Automatically Differentiable Nonlinear Tensor Networks (ADNTNs) for Exponential Compression of Deep Neural Networks

We study Automatically Differentiable Nonlinear Tensor Networks (ADNTNs), a family of structured weight generators whose compact core tensors are trained end-to-end by reverse-mode automatic differentiation (AD). The approach can be viewed as a natural extension of low-rank adaptation and tensor factorisation: instead of using one low-rank matrix update, an ADNTN builds a large weight tensor through a hierarchy of small cores, nonlinear activations, and optional lateral mixing tensors. The paper focuses on three architectures: Tree Tensor Networks (TTNs), augmented TTNs (aTTNs) with boundary disentanglers, and Multi-scale Entanglement Renormalisation Ansatze (MERA). The formulation supports nonlinear activations, task-aware objectives, batching, and hardware-aware execution schedules.

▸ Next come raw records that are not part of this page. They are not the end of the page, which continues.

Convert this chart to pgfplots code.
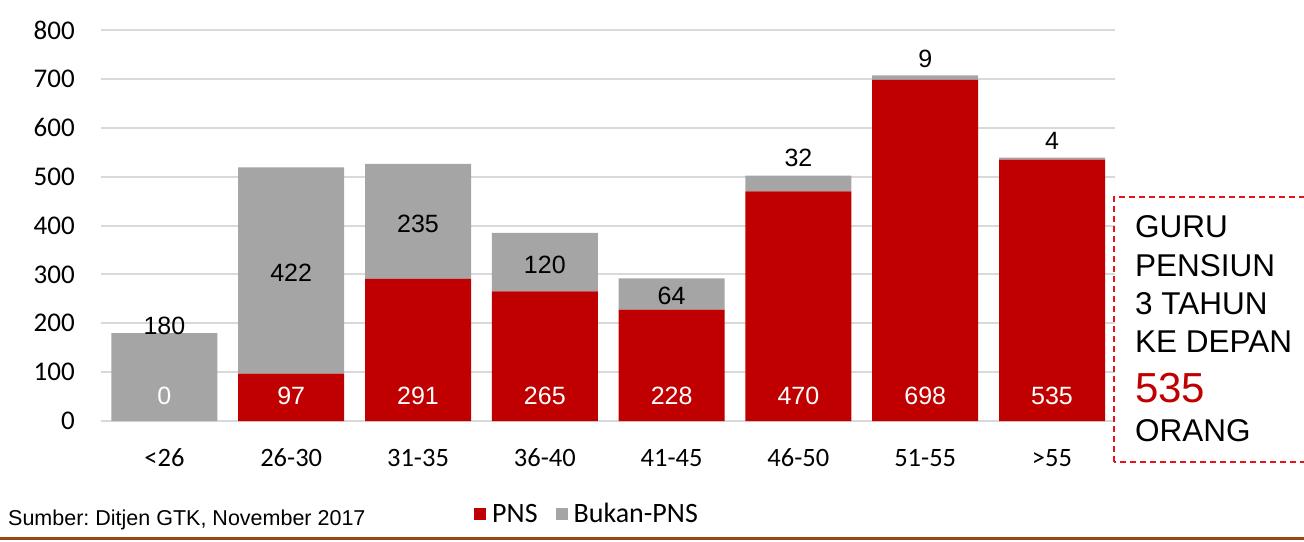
\documentclass[border=0pt]{standalone}
\usepackage{pgfplots}
\pgfplotsset{compat=1.18}
\usepackage{pgfplotstable}
\usepackage{fontspec}
\setmainfont{Liberation Sans}
\newfontfamily\calfont{Carlito}
\frenchspacing
\definecolor{pnsred}{HTML}{C00000}
\definecolor{bukgray}{HTML}{A5A5A5}
\definecolor{gridgray}{HTML}{D9D9D9}
\definecolor{boxred}{HTML}{E2141C}
\definecolor{brownline}{RGB}{150,70,25}
\pgfplotstableread{
x pns bukan
0 0 180
1 97 422
2 291 235
3 265 120
4 228 64
5 470 32
6 698 9
7 535 4
}\data
\begin{document}
\begin{tikzpicture}
\begin{axis}[
  at={(101pt,120pt)}, anchor=south west,
  scale only axis, width=1014.5pt, height=391pt,
  xmin=-0.5, xmax=7.5, ymin=0, ymax=800,
  ybar stacked, bar width=106pt,
  xtick={0,...,7},
  xticklabels={<26,26-30,31-35,36-40,41-45,46-50,51-55,>55},
  ytick={0,100,...,800},
  /pgf/number format/assume math mode=true,
  xticklabel style={font=\calfont\fontsize{26.5}{30}\selectfont, anchor=base, yshift=-45pt, inner sep=0pt},
  yticklabel style={font=\calfont\fontsize{27}{30}\selectfont, anchor=east, xshift=-26pt, inner sep=0pt},
  axis line style={draw=none},
  major tick length=0pt,
  ymajorgrids,
  grid style={draw=gridgray, line width=2pt},
  legend columns=2,
  legend style={at={(axis description cs:0.3677,-0.2379)}, anchor=west,
    draw=none, fill=none, inner sep=0pt,
    font=\calfont\fontsize{28}{30}\selectfont,
    nodes={inner xsep=6pt},
    /tikz/every even column/.append style={column sep=12pt}},
  legend image code/.code={\fill[#1] (0pt,-6pt) rectangle (12pt,6pt);},
]
\addplot[fill=pnsred, draw=none] table[x=x, y=pns] {\data};
\addlegendentry{PNS}
\addplot[fill=bukgray, draw=none] table[x=x, y=bukan] {\data};
\addlegendentry{Bukan-PNS}
\coordinate (w0) at (axis cs:0,52);
\coordinate (w1) at (axis cs:1,52);
\coordinate (w2) at (axis cs:2,52);
\coordinate (w3) at (axis cs:3,52);
\coordinate (w4) at (axis cs:4,52);
\coordinate (w5) at (axis cs:5,52);
\coordinate (w6) at (axis cs:6,52);
\coordinate (w7) at (axis cs:7,52);
\coordinate (g0) at (axis cs:0,194);
\coordinate (g1) at (axis cs:1,303);
\coordinate (g2) at (axis cs:2,403);
\coordinate (g3) at (axis cs:3,319);
\coordinate (g4) at (axis cs:4,256);
\coordinate (g5) at (axis cs:5,538);
\coordinate (g6) at (axis cs:6,740);
\coordinate (g7) at (axis cs:7,574);
\end{axis}
\begin{scope}[every node/.style={inner sep=0pt, font=\fontsize{25}{30}\selectfont}]
\node[text=white] at (w0) {0};
\node[text=white] at (w1) {97};
\node[text=white] at (w2) {291};
\node[text=white] at (w3) {265};
\node[text=white] at (w4) {228};
\node[text=white] at (w5) {470};
\node[text=white] at (w6) {698};
\node[text=white] at (w7) {535};
\node at (g0) {180};
\node at (g1) {422};
\node at (g2) {235};
\node at (g3) {120};
\node at (g4) {64};
\node at (g5) {32};
\node at (g6) {9};
\node at (g7) {4};
\end{scope}
% dashed box
\draw[boxred, line width=2pt, dash pattern=on 6pt off 4pt] (1114pt,79pt) rectangle (1330pt,344pt);
\begin{scope}[every node/.style={inner sep=0pt, anchor=base west, font=\fontsize{31.5}{36}\selectfont}]
\node at (1135pt,303pt) {GURU};
\node at (1135pt,264pt) {PENSIUN};
\node at (1135pt,226pt) {3 TAHUN};
\node at (1135pt,188pt) {KE DEPAN};
\node[text=pnsred, font=\fontsize{42}{44}\selectfont] at (1135pt,138pt) {535};
\node at (1135pt,99pt) {ORANG};
\end{scope}
\node[inner sep=0pt, anchor=base west, font=\fontsize{21.5}{24}\selectfont] at (8pt,16pt) {Sumber: Ditjen GTK, November 2017};
\draw[brownline, line width=3pt] (0pt,3pt) -- (1304pt,3pt);
\pgfresetboundingbox
\path[use as bounding box] (0pt,0pt) rectangle (1304pt,541pt);
\end{tikzpicture}
\end{document}
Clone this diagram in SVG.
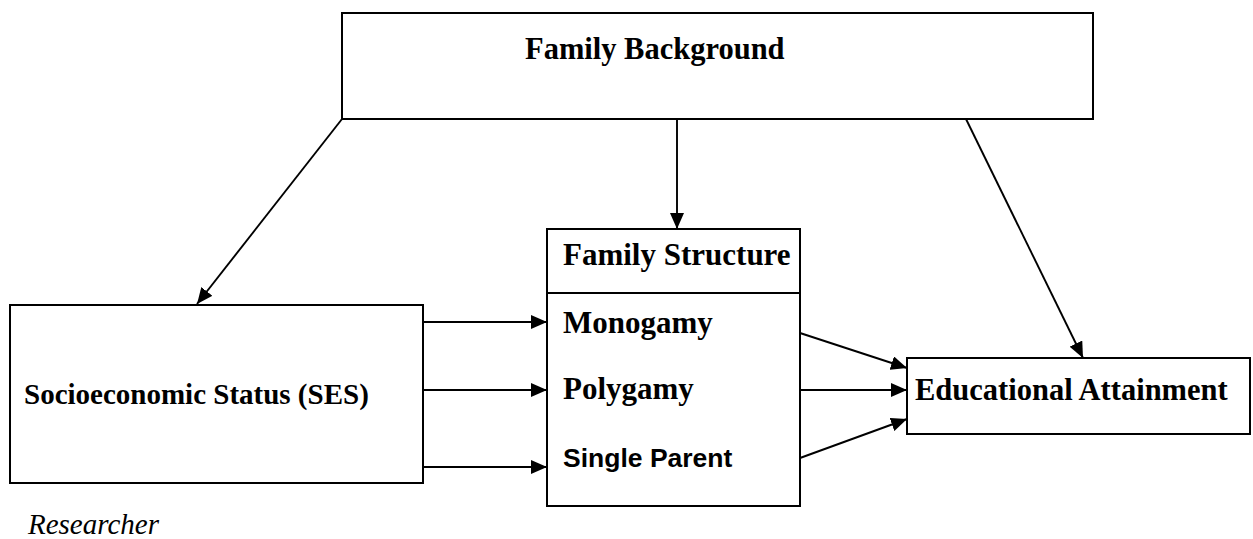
<svg xmlns="http://www.w3.org/2000/svg" width="1253" height="539" viewBox="0 0 1253 539">
<style>
.box{fill:#fff;stroke:#000;stroke-width:2}
.t{font-family:"Liberation Serif","Times New Roman",serif;font-weight:bold;font-size:30.5px;fill:#000}
.s{font-family:"Liberation Sans",Arial,sans-serif;font-weight:bold;font-size:26.5px;fill:#000}
.i{font-family:"Liberation Serif","Times New Roman",serif;font-style:italic;font-size:29px;fill:#000}
.c{stroke:#000;stroke-width:1.9;fill:none;marker-end:url(#ah)}
</style>
<defs>
<marker id="ah" markerUnits="userSpaceOnUse" markerWidth="16" markerHeight="14" refX="16" refY="7" orient="auto">
<path d="M0,0 L16,7 L0,14 z" fill="#000"/>
</marker>
</defs>
<rect width="1253" height="539" fill="#fff"/>
<g id="connectors">
<line class="c" x1="342" y1="119" x2="197" y2="304"/>
<line class="c" x1="677" y1="119" x2="677" y2="229"/>
<line class="c" x1="966" y1="119" x2="1083" y2="358"/>
<line class="c" x1="423" y1="322" x2="547" y2="322"/>
<line class="c" x1="423" y1="390" x2="547" y2="390"/>
<line class="c" x1="423" y1="467" x2="547" y2="467"/>
<line class="c" x1="800" y1="333" x2="907" y2="368"/>
<line class="c" x1="800" y1="390" x2="907" y2="390"/>
<line class="c" x1="800" y1="458" x2="907" y2="419"/>
</g>
<g id="family-background">
<rect class="box" x="342" y="13" width="751" height="106"/>
<text class="t" x="525" y="59">Family Background</text>
</g>
<g id="ses">
<rect class="box" x="10" y="305" width="413" height="178"/>
<text class="t" x="24" y="404" style="font-size:29px">Socioeconomic Status (SES)</text>
</g>
<g id="family-structure">
<rect class="box" x="547" y="229" width="253" height="277"/>
<line x1="547" y1="293" x2="800" y2="293" stroke="#000" stroke-width="2"/>
<text class="t" x="563" y="265" style="font-size:31px">Family Structure</text>
<text class="t" x="563" y="333" style="font-size:31px">Monogamy</text>
<text class="t" x="563" y="399" style="font-size:31px">Polygamy</text>
<text class="s" x="563" y="467">Single Parent</text>
</g>
<g id="educational-attainment">
<rect class="box" x="907" y="358" width="343" height="76"/>
<text class="t" x="915" y="400">Educational Attainment</text>
</g>
<g id="caption">
<text class="i" x="28" y="534">Researcher</text>
</g>
</svg>
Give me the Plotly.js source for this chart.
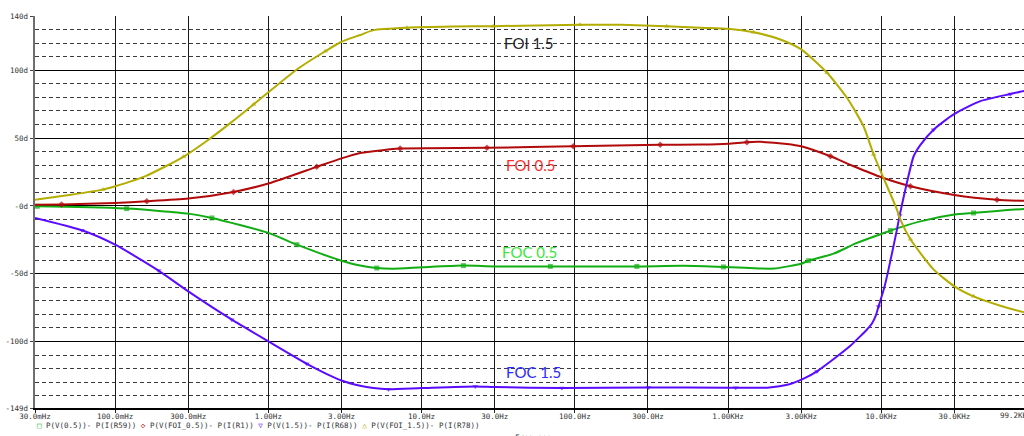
<!DOCTYPE html>
<html>
<head>
<meta charset="utf-8">
<script src="https://cdn.plot.ly/plotly-3.0.1.min.js"></script>
<style>
html,body{margin:0;padding:0;overflow:hidden;background:#fff;width:1024px;height:436px;}
#chart{width:1040px;height:436px;}
</style>
</head>
<body>
<div id="chart"></div>
<script>
// ---- tick labels ----
const xTickVals = [0.03, 0.1, 0.3, 1, 3, 10, 30, 100, 300, 1000, 3000, 10000, 30000];
const xTickText = ["30.0mHz","100.0mHz","300.0mHz","1.00Hz","3.00Hz","10.0Hz","30.0Hz","100.0Hz","300.0Hz","1.00KHz","3.00KHz","10.0KHz","30.0KHz"];
const xEndLabel = "99.2KHz";
const yTickVals = [140, 100, 50, 0, -50, -100, -149];
const yTickText = ["140d","100d","50d","-0d","-50d","-100d","-149d"];

// ---- P(V(FOI_1.5))- P(I(R78)) ----
const foi15Freq = [0.03,0.05,0.0832,0.1,0.158,0.279,0.398,0.564,0.8,1,1.535,2.35,3,3.98,4.85,8.02,15.8,29.4,108,200,398,661,1000,1469,2193,3000,4426,5970,7656,8913,10000,12650,13300,15490,21930,30000,39990,59840,85700,99200];
const foi15Deg  = [4.5,8,12,14.5,22,36.2,48,61,74.8,83.8,100.6,114,121,126,129.6,131.4,132.2,132.5,133.6,133.5,132.5,131.4,130.6,128,122.7,115.4,98.2,79.7,58.7,37.9,24.4,-2.7,-10,-24.6,-46.8,-59.3,-66.7,-73.6,-78.5,-80];
const foi15Marks = [0.0832,0.279,0.8,2.35,8.02,29.4,108,398,1469,4426,8913,15490,39990];

// ---- P(V(FOI_0.5))- P(I(R1)) ----
const foi05Freq = [0.03,0.0447,0.1,0.161,0.3,0.592,1,2.07,3,3.97,4.85,7.24,26.7,97.7,361,661,1000,1327,1622,2421,3000,4656,6607,10000,15490,30000,56900,85700,99200];
const foi05Deg  = [0.9,1,2.2,3.4,5.4,10.3,16.5,28.8,35,39,40.3,42.3,42.8,44,45,45.2,45.8,47,47.2,45.7,44,36.6,29.2,21.1,14.5,8.1,4.6,3.7,3.4];
const foi05Marks = [0.0447,0.161,0.592,2.07,7.24,26.7,97.7,361,1327,4656,15490,56900];

// ---- P(V(0.5))- P(I(R59)) ----
const v05Freq = [0.03,0.031,0.119,0.3,0.428,1,1.535,3,3.97,5.1,6.5,10,18.75,30,69.2,254,513,933,1500,2000,3000,3357,4886,6934,10000,11460,17990,30000,39990,85700,99200];
const v05Deg  = [-0.3,-0.3,-2,-5.7,-8.9,-19.9,-28.6,-40.4,-44,-45.8,-46.3,-45.3,-44,-44.6,-44.6,-44.6,-44.2,-45,-46,-46.2,-42.6,-40.4,-35.2,-27.3,-20.7,-18.2,-11.4,-6.4,-5.2,-2.2,-2];
const v05Marks = [0.031,0.119,0.428,1.535,5.1,18.75,69.2,254,933,3357,11460,39990];

// ---- P(V(1.5))- P(I(R68)) ----
const v15Freq = [0.03,0.0607,0.1,0.192,0.3,0.578,1,1.782,3,3.97,4.85,6.08,10,22.4,30,82.4,302,1000,1122,1800,2512,3162,3802,5012,6310,7080,8035,8710,9230,9600,10470,11140,12650,13180,14690,16260,18000,21930,29650,44260,69500,85700,99200];
const v15Deg  = [-8.9,-18,-28.6,-47.7,-63,-83.9,-99.9,-116.4,-128.7,-132.6,-134.3,-135.1,-134.3,-133.1,-133.6,-134.3,-133.9,-134,-134,-134,-131.5,-127,-122,-112,-103,-97.5,-91.3,-86.5,-80.5,-74.1,-60,-47,-17.5,-7,17,36.6,45,56.2,67.4,77.2,82.5,84.8,85.5];
const v15Marks = [0.0607,0.192,0.578,1.782,6.08,22.4,82.4,302,1122,3802,9600,13180,21930,69500];

function sizes(freq, marks, s){ return freq.map(f => marks.includes(f) ? s : 0); }

function trace(freq, deg, marks, color, symbol, name){
  return {
    x: freq, y: deg, type: 'scatter', mode: 'lines+markers', name: name,
    line: {color: color, width: 2, shape: 'spline', smoothing: 0.6},
    marker: {color: color, symbol: symbol, size: sizes(freq, marks, 5), line: {width: 0}},
    hoverinfo: 'skip'
  };
}

const data = [
  trace(v05Freq, v05Deg, v05Marks, '#12ad12', 'square', 'P(V(0.5))- P(I(R59))'),
  trace(foi05Freq, foi05Deg, foi05Marks, '#b20a0a', 'diamond', 'P(V(FOI_0.5))- P(I(R1))'),
  trace(v15Freq, v15Deg, v15Marks, '#5a0cff', 'triangle-down', 'P(V(1.5))- P(I(R68))'),
  trace(foi15Freq, foi15Deg, foi15Marks, '#b3ad00', 'triangle-up', 'P(V(FOI_1.5))- P(I(R78))')
];

const mono = 'DejaVu Sans Mono, monospace';
const labelFont = {family: 'Lato, sans-serif', size: 15};

const legendText =
  '<span style="color:#12ad12">□</span> P(V(0.5))- P(I(R59)) ' +
  '<span style="color:#b20a0a">◇</span> P(V(FOI_0.5))- P(I(R1)) ' +
  '<span style="color:#5a0cff">▽</span> P(V(1.5))- P(I(R68)) ' +
  '<span style="color:#b3ad00">△</span> P(V(FOI_1.5))- P(I(R78))';

function lbl(x, y, text, color){
  return {xref: 'paper', yref: 'paper', x: x, y: y, xanchor: 'center', yanchor: 'middle',
          text: text, showarrow: false, font: Object.assign({color: color}, labelFont)};
}

const layout = {
  width: 1040, height: 436,
  margin: {l: 35, r: 6, t: 16, b: 28},
  paper_bgcolor: '#fff', plot_bgcolor: '#fff',
  showlegend: false,
  xaxis: {
    type: 'log',
    range: [Math.log10(0.03), Math.log10(99200)],
    tickmode: 'array', tickvals: xTickVals, ticktext: xTickText,
    tickfont: {family: mono, size: 7.5, color: '#333'},
    ticks: 'outside', ticklen: 3, tickcolor: '#222', tickwidth: 1,
    ticklabelstandoff: -3,
    showgrid: true, gridcolor: '#1a1a1a', gridwidth: 1,
    showline: true, linecolor: '#000', linewidth: 1.5,
    zeroline: false, fixedrange: true
  },
  yaxis: {
    range: [-149, 140],
    tickmode: 'array', tickvals: yTickVals, ticktext: yTickText,
    tickfont: {family: mono, size: 7.5, color: '#333'},
    ticks: 'outside', ticklen: 3, tickcolor: '#444', tickwidth: 1,
    showgrid: true, gridcolor: '#000', gridwidth: 1,
    minor: {dtick: 10, tick0: 0, showgrid: true, gridcolor: '#3a3a3a', gridwidth: 1, griddash: '4px,3px', ticks: ''},
    showline: true, linecolor: '#6e6e6e', linewidth: 2.5,
    zeroline: false, fixedrange: true
  },
  annotations: [
    lbl(0.4943, 0.9304, 'FOI 1.5', '#222'),
    lbl(0.4963, 0.6199, 'FOI 0.5', '#ff2a2a'),
    lbl(0.4947, 0.3972, 'FOC 0.5', '#3be63b'),
    lbl(0.4993, 0.0911, 'FOC 1.5', '#2a2aff'),
    {xref: 'paper', yref: 'paper', x: 0, y: -0.0434, xanchor: 'left', yanchor: 'middle', text: legendText, showarrow: false, font: {family: mono, size: 7.5, color: '#333'}},
    {xref: 'paper', yref: 'paper', x: 1, y: -0.0204, xanchor: 'right', yanchor: 'middle', text: xEndLabel, showarrow: false, font: {family: mono, size: 7.5, color: '#333'}},
    {xref: 'paper', yref: 'paper', x: 0.4785, y: -0.0587, xanchor: 'left', yanchor: 'top', text: 'Frequency', showarrow: false, font: {family: mono, size: 7.5, color: '#333'}}
  ]
};

Plotly.newPlot('chart', data, layout, {displayModeBar: false, staticPlot: true});
</script>
</body>
</html>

At the same time, the paper keeps a clear distinction between \emph{differentiating} a contraction program and making contraction free: AD does not remove the cost of large intermediates, poor contraction orders, or exact contraction of general loopy tensor networks. Extensive simulations on AlexNet and VGG-16 layers show per-layer compression ratios from roughly $2000\times$ to $77000\times$ in the studied settings, with accuracy often matching the dense baseline and, in several VGG-16 cases, improving it. These results are encouraging rather than final: they suggest that ADNTNs are a promising, mathematically structured, and hardware-aware route toward much smaller neural networks, provided that optimisation, contraction schedules, and deployment kernels are designed together.